On Roleplay, Fantasy and Becoming Someone Else for a While
- May 17
- 3 min read
Roleplay fascinates me because it reveals how deeply human desire is connected to imagination.
People often speak about fantasies as if they are simple.
But they rarely are.
A fantasy can contain memory, shame, fear, longing, curiosity, power, comfort and absurdity all at once. And roleplay becomes a way of temporarily stepping into these emotional landscapes rather than merely thinking about them.
And the themes themselves can become almost anything.
Superheroes.
Teachers.
Landlords.
Celebrities.
Strangers meeting in hotels.
Fantasy creatures.
Forbidden scenarios.
Power reversals.
Entire fictional worlds carefully built between two people.
Some fantasies are playful and almost comedic. Others emotionally intense. Some deeply theatrical.

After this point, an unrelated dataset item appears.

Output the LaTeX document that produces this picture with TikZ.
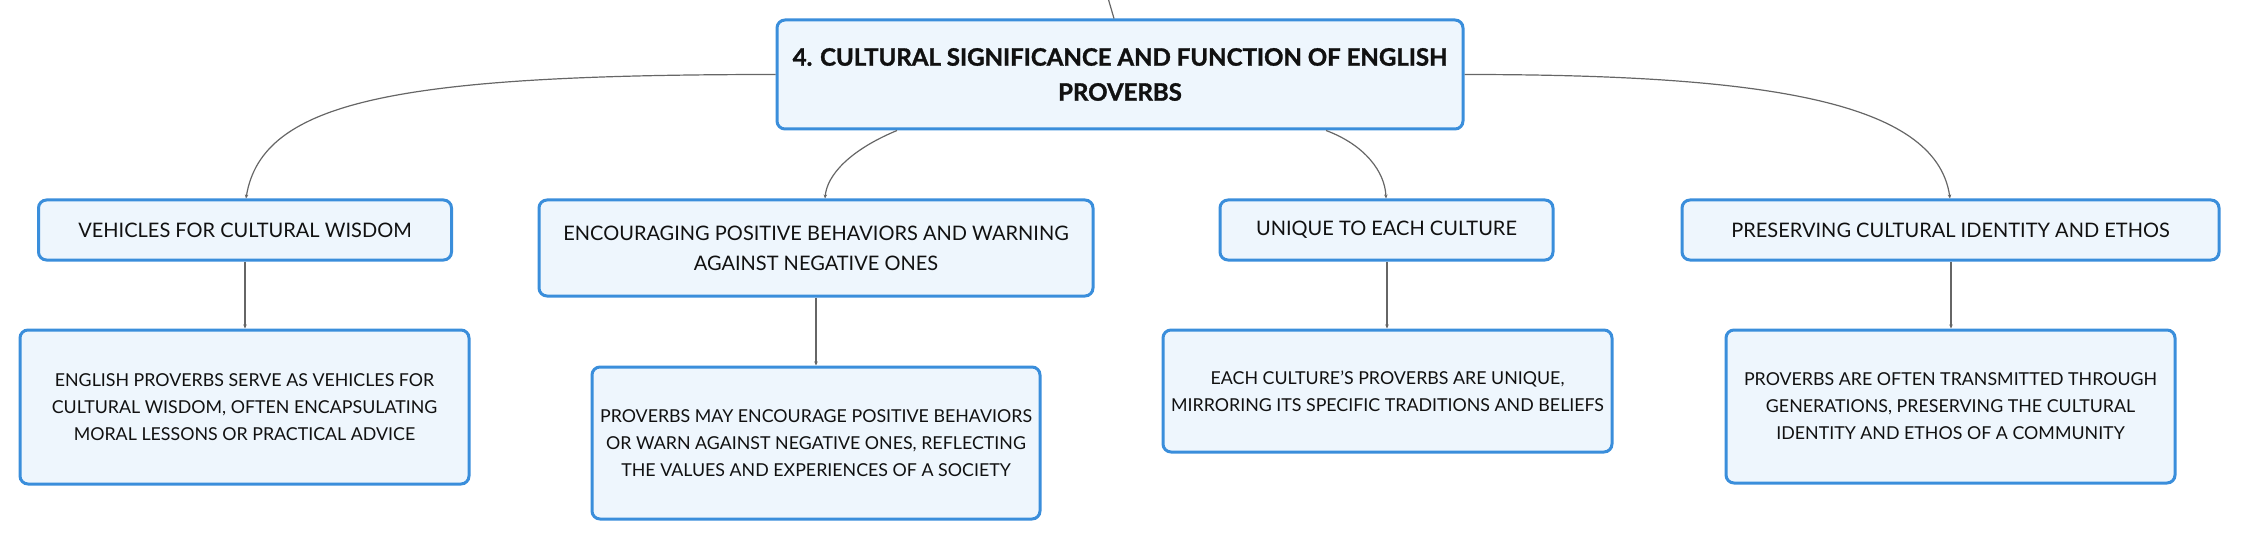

Others strangely subtle.
I think there must be many different psychological undercurrents beneath roleplay.
For some people, fantasy creates emotional distance that finally allows desire to emerge safely. It becomes easier to express arousal through a character, a scenario or a story than directly through the vulnerable self.
The fantasy becomes a mask that permits honesty.
Others seem to carry one central emotional image throughout life. A memory, an atmosphere, an experience, sometimes even something very small or seemingly insignificant that quietly shaped their sexuality years ago. Through roleplay they return to it again and again, trying to approach the emotional intensity of that original feeling.
And some fantasies simply cannot exist naturally in ordinary life. Reality is too structured, too polite, too limited. Roleplay becomes an opening into impossible situations. A temporary suspension of normal social logic.
I think this is why roleplay can feel surprisingly intimate. Not because the scenarios themselves are always emotionally serious, but because fantasy exposes hidden parts of people.
What someone wants to pretend often reveals something real.
And honestly, roleplay is one of the more difficult forms of erotic work.
Because here the encounter genuinely moves closer to acting.
There are costumes sometimes.
Scripts.
Objects.
Characters.
World-building.
And when I first began exploring roleplay, I thought success depended mainly on being a convincing actress.
But over time I discovered something else.
Good roleplay is usually not about perfect acting at all.
It is about entering the headspace.
About emotional participation rather than theatrical precision.
The most important thing is not whether the dialogue sounds perfectly realistic or whether someone deserves an Oscar for their performance. It is whether both people begin genuinely imagining together. Remembering together. Believing slightly in the atmosphere they are creating.
That is when it starts working.
A pair of glasses can suddenly transform someone.
A uniform.
A leash.
A hotel corridor.
A certain perfume.
The sound of heels approaching slowly.
Objects help because humans are deeply symbolic creatures. We react emotionally to signals and textures and archetypes far more than we admit.
And roleplay often becomes strongest precisely when it stops feeling ironic.
When both people allow themselves to become temporarily ridiculous without shame.
I think many people secretly long for permission to leave themselves for a while. To step outside ordinary identity, ordinary responsibility, ordinary social expectations. Roleplay creates temporary alternate realities where different emotional rules apply.
A shy person becomes commanding.
A powerful person becomes helpless.
Someone careful becomes reckless.
Someone lonely becomes worshipped.
And sometimes the fantasy itself matters less than the freedom created by entering it together.
Two people deciding, for a few hours, to believe in another world.
Not because it is literally real.
But because imagination itself can become erotic.